TASK DIRECTIONS. Print exactly the lines from the first one down to the line that contains "import pandas as pd", both included, and skip the pictures.
-*-*-
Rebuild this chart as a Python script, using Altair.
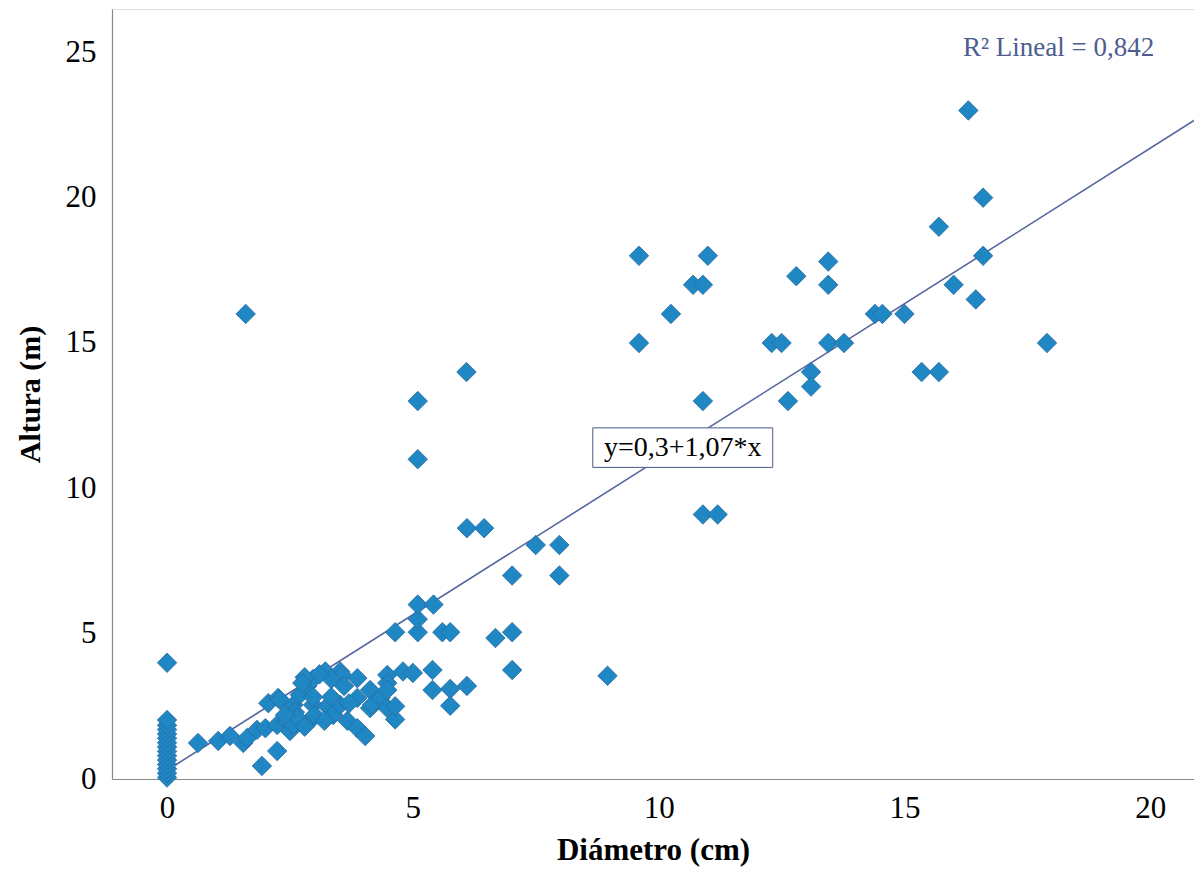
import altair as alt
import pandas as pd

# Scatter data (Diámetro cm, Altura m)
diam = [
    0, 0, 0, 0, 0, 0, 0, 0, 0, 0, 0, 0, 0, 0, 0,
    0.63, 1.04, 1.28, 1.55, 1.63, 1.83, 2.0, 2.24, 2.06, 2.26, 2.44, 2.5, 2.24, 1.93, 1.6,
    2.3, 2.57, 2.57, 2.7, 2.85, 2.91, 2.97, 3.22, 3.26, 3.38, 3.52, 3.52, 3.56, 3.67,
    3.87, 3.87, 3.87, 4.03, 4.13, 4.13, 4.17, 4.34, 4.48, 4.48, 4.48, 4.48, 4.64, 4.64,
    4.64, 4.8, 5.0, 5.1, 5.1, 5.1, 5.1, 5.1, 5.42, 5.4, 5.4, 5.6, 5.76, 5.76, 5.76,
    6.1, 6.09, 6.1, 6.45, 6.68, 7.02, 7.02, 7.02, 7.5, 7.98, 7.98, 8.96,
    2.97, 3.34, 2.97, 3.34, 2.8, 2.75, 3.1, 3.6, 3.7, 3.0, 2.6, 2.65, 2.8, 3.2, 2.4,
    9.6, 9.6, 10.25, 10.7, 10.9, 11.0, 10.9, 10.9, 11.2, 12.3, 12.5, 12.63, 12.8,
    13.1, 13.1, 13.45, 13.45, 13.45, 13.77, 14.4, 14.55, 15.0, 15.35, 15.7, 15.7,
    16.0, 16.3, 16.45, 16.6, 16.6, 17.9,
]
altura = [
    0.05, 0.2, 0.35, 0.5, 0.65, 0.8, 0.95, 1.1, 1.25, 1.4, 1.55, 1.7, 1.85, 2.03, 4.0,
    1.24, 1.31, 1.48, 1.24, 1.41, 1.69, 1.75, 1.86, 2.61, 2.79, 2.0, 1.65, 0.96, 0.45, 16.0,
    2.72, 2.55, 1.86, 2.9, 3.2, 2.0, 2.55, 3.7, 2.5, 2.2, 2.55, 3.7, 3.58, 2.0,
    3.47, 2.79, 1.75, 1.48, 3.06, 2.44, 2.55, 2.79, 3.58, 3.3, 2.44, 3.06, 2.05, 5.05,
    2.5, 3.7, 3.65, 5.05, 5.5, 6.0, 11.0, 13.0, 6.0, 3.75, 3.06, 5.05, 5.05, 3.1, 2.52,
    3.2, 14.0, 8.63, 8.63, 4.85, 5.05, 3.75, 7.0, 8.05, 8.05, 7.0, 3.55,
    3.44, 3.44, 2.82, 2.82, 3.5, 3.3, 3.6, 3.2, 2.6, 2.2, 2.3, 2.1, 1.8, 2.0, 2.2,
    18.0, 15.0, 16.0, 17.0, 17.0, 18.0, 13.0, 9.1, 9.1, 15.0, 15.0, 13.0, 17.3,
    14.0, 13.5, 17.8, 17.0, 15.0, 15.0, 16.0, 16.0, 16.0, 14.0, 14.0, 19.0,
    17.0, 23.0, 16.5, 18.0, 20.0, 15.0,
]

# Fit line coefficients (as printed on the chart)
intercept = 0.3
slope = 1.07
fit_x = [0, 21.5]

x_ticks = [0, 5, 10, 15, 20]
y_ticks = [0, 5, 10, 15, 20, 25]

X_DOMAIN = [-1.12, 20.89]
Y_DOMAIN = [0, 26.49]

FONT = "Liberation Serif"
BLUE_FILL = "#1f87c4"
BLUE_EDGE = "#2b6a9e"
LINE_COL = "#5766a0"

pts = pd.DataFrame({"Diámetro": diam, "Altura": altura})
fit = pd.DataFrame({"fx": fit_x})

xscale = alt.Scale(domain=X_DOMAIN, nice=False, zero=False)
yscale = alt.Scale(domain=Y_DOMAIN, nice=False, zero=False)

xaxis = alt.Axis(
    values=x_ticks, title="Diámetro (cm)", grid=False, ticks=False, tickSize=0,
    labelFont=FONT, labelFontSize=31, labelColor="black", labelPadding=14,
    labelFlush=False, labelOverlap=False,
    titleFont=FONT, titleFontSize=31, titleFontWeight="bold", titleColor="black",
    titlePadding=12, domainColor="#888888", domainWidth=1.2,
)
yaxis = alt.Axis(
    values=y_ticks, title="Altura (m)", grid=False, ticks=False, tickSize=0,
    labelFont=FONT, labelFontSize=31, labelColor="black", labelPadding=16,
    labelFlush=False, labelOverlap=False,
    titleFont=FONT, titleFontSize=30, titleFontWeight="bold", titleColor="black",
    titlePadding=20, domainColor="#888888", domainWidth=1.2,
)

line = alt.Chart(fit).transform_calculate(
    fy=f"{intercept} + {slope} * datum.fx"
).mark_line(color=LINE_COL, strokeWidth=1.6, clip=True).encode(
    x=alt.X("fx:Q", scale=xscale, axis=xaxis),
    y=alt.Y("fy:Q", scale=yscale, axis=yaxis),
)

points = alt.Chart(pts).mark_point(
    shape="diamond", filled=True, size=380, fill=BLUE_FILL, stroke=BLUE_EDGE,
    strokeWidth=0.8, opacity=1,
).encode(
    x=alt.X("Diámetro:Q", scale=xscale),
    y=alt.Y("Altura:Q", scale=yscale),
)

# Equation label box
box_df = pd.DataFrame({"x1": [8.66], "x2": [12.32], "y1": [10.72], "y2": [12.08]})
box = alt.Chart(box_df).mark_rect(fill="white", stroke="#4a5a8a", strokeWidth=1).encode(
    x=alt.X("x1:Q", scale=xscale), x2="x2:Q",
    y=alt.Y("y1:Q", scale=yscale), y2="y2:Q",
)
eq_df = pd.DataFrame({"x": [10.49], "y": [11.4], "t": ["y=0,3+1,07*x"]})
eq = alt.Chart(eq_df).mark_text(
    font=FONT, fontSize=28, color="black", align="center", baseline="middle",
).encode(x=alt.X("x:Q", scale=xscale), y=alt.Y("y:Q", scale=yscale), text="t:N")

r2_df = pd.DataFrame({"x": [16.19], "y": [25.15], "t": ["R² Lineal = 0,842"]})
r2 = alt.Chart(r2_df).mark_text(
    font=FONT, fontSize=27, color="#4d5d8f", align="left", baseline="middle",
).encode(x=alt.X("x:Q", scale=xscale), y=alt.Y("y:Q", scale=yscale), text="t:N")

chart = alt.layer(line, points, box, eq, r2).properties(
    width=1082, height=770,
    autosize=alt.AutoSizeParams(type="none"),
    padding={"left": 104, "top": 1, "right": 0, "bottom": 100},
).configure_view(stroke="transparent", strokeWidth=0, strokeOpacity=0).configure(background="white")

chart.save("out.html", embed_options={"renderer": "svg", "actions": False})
-*-*-
RESULT.
Rebuild this chart as a Python script, using Altair.
import altair as alt
import pandas as pd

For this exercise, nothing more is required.